As is far too often the case, the camera focuses more on the players than on the games. Considering our usual fare on this blog, that was probably a good move on the part of the director. Can the actor find an even better one?

I’m not a hundred percent confident about the following reconstruction. Especially on the king’s side it might be quite a bit off:2

The players start rattling of chess moves at an alarming speed. Black, our man, is apparently to move. He eliminates the knight on c3 (Nxc3), and after the obvious recapture (bxc3) he snaps of an important central pawn (Nxe4). This leaves the pawn on e7 hanging and white does not hesitate to take it (Bxe7). So far, this makes sense.

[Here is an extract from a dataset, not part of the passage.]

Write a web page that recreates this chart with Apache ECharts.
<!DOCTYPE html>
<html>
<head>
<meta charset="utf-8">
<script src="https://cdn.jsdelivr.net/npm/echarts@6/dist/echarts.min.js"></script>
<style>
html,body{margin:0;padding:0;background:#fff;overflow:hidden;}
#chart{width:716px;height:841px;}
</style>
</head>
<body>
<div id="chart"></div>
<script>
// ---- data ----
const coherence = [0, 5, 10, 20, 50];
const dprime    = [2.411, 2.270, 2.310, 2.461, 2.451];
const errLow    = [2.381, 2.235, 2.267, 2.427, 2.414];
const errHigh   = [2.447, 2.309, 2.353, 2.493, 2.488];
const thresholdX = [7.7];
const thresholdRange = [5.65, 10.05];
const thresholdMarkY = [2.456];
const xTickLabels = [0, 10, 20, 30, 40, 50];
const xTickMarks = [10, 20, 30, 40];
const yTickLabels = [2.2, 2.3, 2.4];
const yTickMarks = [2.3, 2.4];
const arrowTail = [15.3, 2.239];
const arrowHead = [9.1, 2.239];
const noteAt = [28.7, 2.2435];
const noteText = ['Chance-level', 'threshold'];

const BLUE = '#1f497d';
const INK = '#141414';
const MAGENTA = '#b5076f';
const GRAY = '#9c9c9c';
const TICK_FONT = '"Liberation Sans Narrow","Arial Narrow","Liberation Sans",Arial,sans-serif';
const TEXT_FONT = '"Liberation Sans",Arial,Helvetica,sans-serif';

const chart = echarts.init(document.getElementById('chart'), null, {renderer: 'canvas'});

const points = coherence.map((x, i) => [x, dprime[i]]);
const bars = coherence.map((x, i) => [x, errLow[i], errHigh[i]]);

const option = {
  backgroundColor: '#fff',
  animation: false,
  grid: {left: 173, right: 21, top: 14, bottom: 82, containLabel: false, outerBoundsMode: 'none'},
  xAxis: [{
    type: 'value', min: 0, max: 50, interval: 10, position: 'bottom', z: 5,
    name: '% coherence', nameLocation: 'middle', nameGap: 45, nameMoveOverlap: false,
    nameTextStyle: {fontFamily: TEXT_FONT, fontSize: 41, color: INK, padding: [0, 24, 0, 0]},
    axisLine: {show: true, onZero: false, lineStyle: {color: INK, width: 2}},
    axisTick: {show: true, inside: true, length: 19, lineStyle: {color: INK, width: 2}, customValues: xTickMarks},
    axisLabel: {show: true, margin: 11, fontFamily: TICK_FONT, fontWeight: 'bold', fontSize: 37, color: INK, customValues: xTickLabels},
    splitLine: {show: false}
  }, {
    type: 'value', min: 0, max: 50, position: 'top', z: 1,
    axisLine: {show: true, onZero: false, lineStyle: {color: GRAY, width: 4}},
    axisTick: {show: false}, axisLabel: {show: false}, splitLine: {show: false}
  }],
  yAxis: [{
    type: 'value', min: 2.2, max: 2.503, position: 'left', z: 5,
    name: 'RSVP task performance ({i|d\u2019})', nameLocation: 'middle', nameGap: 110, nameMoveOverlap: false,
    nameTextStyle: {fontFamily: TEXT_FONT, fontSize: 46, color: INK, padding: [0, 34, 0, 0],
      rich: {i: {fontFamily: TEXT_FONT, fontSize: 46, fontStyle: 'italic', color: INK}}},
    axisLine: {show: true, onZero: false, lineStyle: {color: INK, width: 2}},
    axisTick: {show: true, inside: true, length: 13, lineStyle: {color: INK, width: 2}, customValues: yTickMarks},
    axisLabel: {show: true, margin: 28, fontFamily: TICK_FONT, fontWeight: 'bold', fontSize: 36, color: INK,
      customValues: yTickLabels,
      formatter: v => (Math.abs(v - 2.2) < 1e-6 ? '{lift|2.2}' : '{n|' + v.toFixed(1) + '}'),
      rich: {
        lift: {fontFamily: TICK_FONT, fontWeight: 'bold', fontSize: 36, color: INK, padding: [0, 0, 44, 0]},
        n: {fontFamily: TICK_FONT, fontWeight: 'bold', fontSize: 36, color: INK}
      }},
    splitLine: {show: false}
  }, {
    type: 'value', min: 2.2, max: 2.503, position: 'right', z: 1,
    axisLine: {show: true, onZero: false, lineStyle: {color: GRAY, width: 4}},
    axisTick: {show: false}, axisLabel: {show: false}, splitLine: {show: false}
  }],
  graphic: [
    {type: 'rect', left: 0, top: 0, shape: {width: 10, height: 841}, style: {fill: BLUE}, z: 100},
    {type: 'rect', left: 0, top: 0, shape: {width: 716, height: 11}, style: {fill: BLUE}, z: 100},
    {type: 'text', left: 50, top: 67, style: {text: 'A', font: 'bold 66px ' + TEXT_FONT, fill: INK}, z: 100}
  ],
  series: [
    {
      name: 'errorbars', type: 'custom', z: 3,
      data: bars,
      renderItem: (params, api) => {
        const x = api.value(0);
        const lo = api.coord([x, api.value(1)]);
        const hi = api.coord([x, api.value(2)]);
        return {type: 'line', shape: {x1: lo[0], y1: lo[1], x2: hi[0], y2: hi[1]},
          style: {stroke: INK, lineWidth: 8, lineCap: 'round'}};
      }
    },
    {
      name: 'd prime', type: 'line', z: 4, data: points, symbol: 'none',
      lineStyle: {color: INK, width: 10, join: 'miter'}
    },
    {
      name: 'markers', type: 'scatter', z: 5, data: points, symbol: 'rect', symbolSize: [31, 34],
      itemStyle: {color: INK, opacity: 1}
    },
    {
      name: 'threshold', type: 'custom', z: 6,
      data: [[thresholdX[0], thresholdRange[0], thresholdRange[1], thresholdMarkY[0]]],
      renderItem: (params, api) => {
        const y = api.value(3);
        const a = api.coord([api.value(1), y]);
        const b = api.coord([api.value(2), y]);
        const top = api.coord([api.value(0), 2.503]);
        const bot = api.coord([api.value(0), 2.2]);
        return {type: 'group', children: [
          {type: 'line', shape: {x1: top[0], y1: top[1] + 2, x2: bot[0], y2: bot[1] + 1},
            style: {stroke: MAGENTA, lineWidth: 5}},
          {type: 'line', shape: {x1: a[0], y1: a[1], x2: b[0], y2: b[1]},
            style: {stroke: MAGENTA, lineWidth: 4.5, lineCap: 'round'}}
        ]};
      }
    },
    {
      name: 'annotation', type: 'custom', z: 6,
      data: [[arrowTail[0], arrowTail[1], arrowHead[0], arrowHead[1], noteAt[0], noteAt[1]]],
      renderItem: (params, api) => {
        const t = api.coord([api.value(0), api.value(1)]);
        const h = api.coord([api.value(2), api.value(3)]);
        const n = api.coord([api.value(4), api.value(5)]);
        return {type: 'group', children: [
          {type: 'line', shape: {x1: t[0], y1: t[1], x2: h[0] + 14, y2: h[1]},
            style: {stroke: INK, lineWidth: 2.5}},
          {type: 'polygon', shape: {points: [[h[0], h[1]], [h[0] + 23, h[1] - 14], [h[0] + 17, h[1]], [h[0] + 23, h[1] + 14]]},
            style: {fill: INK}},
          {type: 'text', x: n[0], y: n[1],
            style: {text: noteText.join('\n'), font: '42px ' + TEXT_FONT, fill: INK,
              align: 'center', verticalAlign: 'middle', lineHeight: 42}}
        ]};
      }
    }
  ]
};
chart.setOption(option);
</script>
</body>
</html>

No further though. Our man gets up here to get some document and says he moves his f8 rook to e8. Because, apparently, in no time short, the black queen had moved to b6, his e4 knight is now on c3, and the dark-squared white bishop had made its way to c5. When did that happen? And why do they not shown it? Surely that would have been more interesting than most of the puzzles they do show.3

Realism: 3/5 It is hard to suggest a plausible last move, but at least no pieces are on utterly ridiculous squares.

Probable winner: Hard to say, as apparently these pieces have the ability to move between moves.

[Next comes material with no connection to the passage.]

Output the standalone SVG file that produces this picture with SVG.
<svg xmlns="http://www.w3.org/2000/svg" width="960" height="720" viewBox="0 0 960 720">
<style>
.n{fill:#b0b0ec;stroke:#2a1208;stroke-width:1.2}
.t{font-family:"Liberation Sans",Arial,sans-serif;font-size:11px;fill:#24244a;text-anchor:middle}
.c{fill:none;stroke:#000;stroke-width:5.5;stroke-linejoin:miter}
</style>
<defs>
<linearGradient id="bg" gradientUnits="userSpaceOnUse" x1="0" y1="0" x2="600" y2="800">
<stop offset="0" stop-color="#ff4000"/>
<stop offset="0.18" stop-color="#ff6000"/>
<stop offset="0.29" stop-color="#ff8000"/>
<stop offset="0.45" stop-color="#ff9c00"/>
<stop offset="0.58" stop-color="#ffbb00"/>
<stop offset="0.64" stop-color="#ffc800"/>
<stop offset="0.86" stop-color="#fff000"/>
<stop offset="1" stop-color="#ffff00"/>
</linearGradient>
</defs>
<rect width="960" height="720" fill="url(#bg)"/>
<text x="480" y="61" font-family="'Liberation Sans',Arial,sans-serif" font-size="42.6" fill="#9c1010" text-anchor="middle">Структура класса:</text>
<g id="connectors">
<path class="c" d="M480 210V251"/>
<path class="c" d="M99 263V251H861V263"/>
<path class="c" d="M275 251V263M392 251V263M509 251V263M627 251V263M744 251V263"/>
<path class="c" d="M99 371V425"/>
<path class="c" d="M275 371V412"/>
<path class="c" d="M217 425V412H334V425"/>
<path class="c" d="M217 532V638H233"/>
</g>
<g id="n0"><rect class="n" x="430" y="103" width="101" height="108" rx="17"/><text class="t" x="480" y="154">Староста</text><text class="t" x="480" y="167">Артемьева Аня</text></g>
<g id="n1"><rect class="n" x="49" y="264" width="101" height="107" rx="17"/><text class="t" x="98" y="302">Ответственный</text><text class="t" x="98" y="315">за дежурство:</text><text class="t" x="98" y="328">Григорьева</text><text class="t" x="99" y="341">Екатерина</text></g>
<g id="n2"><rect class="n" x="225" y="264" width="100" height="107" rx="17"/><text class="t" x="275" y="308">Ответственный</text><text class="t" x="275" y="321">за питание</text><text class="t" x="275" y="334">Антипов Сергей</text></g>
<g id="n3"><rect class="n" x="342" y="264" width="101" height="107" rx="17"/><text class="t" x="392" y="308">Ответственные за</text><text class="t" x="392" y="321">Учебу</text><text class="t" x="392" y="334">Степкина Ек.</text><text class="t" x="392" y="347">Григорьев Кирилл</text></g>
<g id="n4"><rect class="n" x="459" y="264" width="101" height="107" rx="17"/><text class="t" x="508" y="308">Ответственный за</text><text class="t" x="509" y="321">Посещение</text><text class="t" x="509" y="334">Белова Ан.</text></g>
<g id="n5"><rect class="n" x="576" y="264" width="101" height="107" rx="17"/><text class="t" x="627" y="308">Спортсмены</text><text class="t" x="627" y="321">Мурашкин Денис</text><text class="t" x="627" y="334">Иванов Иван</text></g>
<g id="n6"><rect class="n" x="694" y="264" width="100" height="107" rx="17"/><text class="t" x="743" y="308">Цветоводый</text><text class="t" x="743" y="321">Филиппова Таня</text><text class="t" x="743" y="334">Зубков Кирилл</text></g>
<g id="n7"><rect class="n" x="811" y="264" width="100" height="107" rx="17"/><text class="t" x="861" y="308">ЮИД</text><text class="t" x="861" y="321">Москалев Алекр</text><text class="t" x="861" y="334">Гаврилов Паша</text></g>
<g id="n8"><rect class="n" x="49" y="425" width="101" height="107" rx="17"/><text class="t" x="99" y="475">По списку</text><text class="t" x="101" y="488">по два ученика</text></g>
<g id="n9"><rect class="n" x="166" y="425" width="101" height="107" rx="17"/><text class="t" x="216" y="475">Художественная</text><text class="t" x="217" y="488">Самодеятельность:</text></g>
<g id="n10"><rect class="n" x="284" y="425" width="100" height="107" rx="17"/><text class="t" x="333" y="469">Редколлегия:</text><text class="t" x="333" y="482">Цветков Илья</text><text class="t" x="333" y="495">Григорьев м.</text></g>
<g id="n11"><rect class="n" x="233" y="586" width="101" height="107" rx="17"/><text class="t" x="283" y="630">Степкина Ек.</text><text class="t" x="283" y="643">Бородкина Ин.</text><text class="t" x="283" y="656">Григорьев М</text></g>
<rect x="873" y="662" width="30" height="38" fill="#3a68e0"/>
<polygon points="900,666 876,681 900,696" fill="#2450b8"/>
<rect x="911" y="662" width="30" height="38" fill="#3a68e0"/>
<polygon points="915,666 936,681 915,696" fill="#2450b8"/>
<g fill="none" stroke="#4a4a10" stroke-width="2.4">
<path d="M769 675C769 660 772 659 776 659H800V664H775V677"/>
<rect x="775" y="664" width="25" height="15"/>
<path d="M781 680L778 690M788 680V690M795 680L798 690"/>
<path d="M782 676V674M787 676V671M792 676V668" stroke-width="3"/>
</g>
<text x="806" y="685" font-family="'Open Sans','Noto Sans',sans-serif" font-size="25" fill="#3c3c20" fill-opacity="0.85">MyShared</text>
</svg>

1. [They have all been assigned pseudonyms: Fermat, Galois, Hilbert, Pascal, — and Oliva. Who the hell is Oliva? Some kind of renaissance philosopher, apparently, who presumably philosophised some philosophy. This is a real arson, murder and jaywalking case.]
2. [If you are ever caught in a room where the walls come in to crush you unless you make a nice diagram, use this.]
3. [To be fair, even this blog is more interesting than some of these puzzles.]